Zum Ferienende dann doch noch ein Schweizer Stiftungsskandal? Oder ein Justizirrtum?
Ausgerechnet an Maria Himmelfahrt war es, dass zahlreiche Schweizer Medien über einen Urteilsspruch des Aargauer Obergerichts berichteten: Die Stiftung für Forschung in Spätantike und Mittelalter in Zurzach müsse infolge Verjährung die Dokumentationen zur archäologischen Ausgrabung in der St. Galler Stiftskirche vor über fünfzig Jahren nicht an den Kanton St. Gallen aushändigen. Stiftungspräsident Hans Rudolf Sennhauser hatte in den sechziger Jahren die Grabungen in diesem nachmaligen UNESCO Weltkulturerbe geleitet, deren wissenschaftliche Ausarbeitung und Publikation aber bis heute nicht geleistet. «Unfassbar!» – schreibt Lilian Raselli, Museumsleiterin von Augusta Raurica: «Ein Urteil mit nicht abzusehenden Folgen für die archäologische Forschung in der Schweiz!» – Unfassbar die Begründung des Aargauer Obergerichts: Es beurteilt eine Dokumentation nicht als zwingenden Bestandteil von Ausgrabungen (!).
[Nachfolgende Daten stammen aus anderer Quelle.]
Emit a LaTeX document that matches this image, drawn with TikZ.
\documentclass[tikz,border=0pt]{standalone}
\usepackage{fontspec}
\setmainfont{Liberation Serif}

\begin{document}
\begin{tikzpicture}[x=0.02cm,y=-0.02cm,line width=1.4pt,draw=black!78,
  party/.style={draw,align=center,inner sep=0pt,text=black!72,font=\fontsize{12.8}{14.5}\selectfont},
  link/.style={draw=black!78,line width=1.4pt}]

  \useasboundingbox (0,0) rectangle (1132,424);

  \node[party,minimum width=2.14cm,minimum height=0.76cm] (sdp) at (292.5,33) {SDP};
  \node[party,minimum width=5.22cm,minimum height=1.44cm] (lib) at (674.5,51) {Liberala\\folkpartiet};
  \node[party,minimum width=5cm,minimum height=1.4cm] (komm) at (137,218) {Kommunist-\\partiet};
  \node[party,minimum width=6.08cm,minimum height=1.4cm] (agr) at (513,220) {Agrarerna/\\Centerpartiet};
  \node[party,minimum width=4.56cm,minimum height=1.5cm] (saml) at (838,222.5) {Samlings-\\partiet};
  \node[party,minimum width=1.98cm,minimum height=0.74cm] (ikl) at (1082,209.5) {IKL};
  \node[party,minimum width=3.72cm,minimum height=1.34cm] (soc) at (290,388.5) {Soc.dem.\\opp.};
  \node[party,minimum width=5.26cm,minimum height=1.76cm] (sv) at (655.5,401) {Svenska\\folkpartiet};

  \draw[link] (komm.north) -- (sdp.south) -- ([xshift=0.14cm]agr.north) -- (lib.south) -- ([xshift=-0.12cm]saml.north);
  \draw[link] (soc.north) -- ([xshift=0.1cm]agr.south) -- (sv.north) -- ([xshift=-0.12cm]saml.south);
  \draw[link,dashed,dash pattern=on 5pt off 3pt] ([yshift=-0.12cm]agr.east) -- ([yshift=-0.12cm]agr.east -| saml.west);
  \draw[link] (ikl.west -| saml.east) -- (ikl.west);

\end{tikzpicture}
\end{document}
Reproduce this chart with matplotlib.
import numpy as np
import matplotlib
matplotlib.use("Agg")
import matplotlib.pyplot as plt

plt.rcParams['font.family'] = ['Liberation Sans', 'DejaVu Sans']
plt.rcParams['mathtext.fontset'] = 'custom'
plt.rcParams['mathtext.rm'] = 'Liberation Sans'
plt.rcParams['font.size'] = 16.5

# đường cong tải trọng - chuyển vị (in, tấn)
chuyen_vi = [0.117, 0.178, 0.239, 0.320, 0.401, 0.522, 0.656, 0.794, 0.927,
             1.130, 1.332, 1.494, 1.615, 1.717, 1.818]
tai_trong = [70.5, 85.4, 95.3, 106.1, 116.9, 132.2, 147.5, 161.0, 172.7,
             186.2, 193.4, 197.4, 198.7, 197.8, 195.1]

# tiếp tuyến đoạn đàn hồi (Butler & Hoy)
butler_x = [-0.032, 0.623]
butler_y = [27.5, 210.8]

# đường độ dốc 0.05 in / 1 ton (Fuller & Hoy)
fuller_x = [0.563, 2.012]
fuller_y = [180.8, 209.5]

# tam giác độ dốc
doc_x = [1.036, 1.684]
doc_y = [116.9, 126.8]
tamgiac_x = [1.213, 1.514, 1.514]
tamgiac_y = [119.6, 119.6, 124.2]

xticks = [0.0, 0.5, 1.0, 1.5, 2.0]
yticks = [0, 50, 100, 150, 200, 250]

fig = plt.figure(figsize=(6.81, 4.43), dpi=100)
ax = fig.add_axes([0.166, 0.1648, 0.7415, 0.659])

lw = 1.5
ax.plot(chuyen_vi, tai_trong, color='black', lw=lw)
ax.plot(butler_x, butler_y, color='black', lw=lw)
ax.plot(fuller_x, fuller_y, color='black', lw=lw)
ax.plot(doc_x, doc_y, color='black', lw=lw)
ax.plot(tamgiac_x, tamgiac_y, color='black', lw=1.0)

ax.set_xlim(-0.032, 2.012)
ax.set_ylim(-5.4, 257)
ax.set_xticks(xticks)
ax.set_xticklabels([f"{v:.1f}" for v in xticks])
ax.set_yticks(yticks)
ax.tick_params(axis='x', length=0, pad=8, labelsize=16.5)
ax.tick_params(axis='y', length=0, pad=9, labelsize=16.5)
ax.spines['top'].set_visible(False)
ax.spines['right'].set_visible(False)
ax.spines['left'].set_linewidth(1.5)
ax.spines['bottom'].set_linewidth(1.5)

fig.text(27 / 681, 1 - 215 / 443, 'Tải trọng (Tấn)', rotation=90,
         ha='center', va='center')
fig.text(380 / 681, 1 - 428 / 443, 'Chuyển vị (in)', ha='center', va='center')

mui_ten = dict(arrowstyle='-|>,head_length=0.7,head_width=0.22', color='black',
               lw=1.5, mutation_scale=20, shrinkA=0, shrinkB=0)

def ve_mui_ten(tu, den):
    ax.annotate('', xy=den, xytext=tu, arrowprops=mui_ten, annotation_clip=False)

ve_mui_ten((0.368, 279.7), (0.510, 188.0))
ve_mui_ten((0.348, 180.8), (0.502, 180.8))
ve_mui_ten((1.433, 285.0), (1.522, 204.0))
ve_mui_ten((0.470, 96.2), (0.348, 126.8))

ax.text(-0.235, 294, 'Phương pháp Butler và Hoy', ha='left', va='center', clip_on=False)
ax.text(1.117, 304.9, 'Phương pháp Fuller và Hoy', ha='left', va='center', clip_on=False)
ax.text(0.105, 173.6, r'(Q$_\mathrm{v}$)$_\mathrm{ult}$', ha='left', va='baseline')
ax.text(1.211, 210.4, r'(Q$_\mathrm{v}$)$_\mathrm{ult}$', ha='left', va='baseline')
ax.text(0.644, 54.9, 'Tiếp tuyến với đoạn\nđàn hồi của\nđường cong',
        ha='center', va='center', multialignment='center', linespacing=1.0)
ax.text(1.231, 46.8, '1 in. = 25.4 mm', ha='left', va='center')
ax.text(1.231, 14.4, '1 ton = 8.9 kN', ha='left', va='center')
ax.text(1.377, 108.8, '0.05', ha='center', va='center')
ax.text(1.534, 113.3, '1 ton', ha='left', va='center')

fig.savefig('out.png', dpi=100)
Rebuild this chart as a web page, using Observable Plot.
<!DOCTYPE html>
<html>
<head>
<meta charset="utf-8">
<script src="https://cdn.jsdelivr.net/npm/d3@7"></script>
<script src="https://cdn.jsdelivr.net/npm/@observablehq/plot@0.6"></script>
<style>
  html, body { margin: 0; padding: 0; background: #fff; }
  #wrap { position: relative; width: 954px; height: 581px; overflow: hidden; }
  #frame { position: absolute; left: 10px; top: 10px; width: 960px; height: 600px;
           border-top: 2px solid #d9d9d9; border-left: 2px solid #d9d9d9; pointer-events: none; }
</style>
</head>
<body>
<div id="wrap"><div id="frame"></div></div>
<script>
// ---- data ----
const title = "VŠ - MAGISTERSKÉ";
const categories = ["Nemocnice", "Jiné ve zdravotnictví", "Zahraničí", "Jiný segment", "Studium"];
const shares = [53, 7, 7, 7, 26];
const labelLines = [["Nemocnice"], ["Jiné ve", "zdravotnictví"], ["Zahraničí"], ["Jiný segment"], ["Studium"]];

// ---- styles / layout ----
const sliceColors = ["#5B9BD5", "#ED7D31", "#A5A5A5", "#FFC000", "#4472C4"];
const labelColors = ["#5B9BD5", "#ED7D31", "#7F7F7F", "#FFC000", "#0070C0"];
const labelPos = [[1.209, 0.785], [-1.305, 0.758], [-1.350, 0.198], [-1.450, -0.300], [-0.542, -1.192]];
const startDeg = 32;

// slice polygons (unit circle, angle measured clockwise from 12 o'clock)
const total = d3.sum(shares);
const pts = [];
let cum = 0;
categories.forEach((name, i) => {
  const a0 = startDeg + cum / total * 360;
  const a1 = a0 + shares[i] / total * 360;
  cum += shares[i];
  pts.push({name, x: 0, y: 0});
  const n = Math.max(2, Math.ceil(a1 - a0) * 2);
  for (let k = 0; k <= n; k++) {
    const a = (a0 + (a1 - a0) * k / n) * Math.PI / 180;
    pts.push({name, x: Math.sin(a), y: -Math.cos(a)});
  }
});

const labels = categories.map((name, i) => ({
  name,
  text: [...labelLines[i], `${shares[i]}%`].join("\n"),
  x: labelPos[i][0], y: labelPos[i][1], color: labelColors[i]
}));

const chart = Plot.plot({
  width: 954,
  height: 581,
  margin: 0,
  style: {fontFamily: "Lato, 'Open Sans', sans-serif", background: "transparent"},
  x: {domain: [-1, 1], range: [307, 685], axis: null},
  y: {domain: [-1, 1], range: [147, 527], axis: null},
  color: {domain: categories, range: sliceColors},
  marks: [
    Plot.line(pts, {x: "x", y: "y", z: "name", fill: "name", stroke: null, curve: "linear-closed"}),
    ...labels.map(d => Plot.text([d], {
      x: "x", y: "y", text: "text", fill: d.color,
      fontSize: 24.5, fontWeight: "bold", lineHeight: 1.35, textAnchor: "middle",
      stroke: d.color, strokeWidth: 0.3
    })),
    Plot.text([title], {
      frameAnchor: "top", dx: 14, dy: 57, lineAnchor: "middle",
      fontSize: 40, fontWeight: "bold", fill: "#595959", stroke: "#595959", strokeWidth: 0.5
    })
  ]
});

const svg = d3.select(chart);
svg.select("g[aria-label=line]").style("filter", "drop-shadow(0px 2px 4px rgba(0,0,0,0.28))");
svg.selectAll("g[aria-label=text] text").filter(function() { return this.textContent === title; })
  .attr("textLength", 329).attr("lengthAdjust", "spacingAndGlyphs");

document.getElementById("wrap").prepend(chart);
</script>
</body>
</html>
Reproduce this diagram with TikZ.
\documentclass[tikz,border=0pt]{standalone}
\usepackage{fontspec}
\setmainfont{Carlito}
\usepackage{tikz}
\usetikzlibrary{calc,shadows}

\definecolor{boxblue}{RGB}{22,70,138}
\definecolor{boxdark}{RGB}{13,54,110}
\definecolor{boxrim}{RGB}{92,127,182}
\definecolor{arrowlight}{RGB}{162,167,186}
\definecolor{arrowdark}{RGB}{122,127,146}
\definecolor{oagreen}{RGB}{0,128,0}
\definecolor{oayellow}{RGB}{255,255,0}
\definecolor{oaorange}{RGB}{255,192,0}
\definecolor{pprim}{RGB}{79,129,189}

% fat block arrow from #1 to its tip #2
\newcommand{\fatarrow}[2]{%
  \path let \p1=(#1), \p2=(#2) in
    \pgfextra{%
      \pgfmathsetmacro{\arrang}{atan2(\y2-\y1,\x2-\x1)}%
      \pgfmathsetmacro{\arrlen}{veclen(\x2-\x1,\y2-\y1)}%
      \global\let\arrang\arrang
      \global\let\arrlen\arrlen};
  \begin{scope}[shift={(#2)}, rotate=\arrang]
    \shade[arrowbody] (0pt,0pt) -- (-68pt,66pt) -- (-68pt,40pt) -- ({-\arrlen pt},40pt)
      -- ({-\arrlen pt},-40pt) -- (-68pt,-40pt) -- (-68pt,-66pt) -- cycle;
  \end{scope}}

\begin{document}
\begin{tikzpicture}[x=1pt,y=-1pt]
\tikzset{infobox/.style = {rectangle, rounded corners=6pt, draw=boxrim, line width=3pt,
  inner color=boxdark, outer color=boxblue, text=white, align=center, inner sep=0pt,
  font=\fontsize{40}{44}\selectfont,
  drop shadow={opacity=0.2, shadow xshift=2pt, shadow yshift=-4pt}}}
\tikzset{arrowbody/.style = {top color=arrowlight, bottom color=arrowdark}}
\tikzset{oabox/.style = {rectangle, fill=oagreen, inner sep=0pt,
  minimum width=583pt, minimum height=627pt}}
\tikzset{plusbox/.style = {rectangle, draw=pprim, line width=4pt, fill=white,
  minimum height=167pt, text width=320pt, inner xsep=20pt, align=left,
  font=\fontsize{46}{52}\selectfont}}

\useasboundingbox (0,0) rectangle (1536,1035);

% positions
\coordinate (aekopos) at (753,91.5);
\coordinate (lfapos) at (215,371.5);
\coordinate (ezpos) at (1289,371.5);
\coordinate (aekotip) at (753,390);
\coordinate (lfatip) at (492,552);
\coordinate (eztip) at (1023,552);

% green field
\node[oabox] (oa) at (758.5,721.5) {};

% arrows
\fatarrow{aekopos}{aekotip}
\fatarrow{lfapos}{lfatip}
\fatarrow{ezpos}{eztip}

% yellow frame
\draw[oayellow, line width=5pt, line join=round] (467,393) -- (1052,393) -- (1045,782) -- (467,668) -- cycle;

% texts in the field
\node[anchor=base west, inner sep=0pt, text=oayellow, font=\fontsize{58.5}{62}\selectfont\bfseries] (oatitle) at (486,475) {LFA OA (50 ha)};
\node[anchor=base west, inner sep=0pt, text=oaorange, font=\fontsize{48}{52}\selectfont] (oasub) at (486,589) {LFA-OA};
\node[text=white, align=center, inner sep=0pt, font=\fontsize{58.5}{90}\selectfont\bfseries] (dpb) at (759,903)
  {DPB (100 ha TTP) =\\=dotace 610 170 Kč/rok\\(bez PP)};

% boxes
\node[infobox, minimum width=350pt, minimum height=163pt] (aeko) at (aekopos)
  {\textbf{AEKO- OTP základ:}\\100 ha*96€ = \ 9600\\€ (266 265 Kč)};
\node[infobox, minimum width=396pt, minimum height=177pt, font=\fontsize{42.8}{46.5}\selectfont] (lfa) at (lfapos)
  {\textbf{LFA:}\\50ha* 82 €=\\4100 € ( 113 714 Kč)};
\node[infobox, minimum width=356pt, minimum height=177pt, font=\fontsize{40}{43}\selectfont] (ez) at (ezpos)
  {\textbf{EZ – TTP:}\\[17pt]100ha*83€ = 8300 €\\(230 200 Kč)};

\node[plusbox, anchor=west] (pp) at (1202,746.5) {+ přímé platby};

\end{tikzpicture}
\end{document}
Ex post stellt sich hier doch die Frage: Waren die Stiftungsratsmitglieder der Stiftung für Forschung in Spätantike und Mittelalter bei deren Gründung im September 2009 bloss Besitzer oder aber rechtmässige Eigentümer der in die Stiftung eingelegten Dokumentationen und archäologischen Fundstücke? Wir werden die letztinstanzliche Beantwortung dieser Frage nicht erfahren: Der Kanton St. Gallen als Kläger verzichtet auf einen Weiterzug des Falles ans Bundesgericht. Aber vielleicht reift ja nun die Erkenntnis, dass Stiftungsaufsichten künftig verstärkt die Eigentümerverhältnisse auch von nicht-pekuniären Einlagen in gemeinnützige steuerbefreite Stiftungen überprüfen sollte.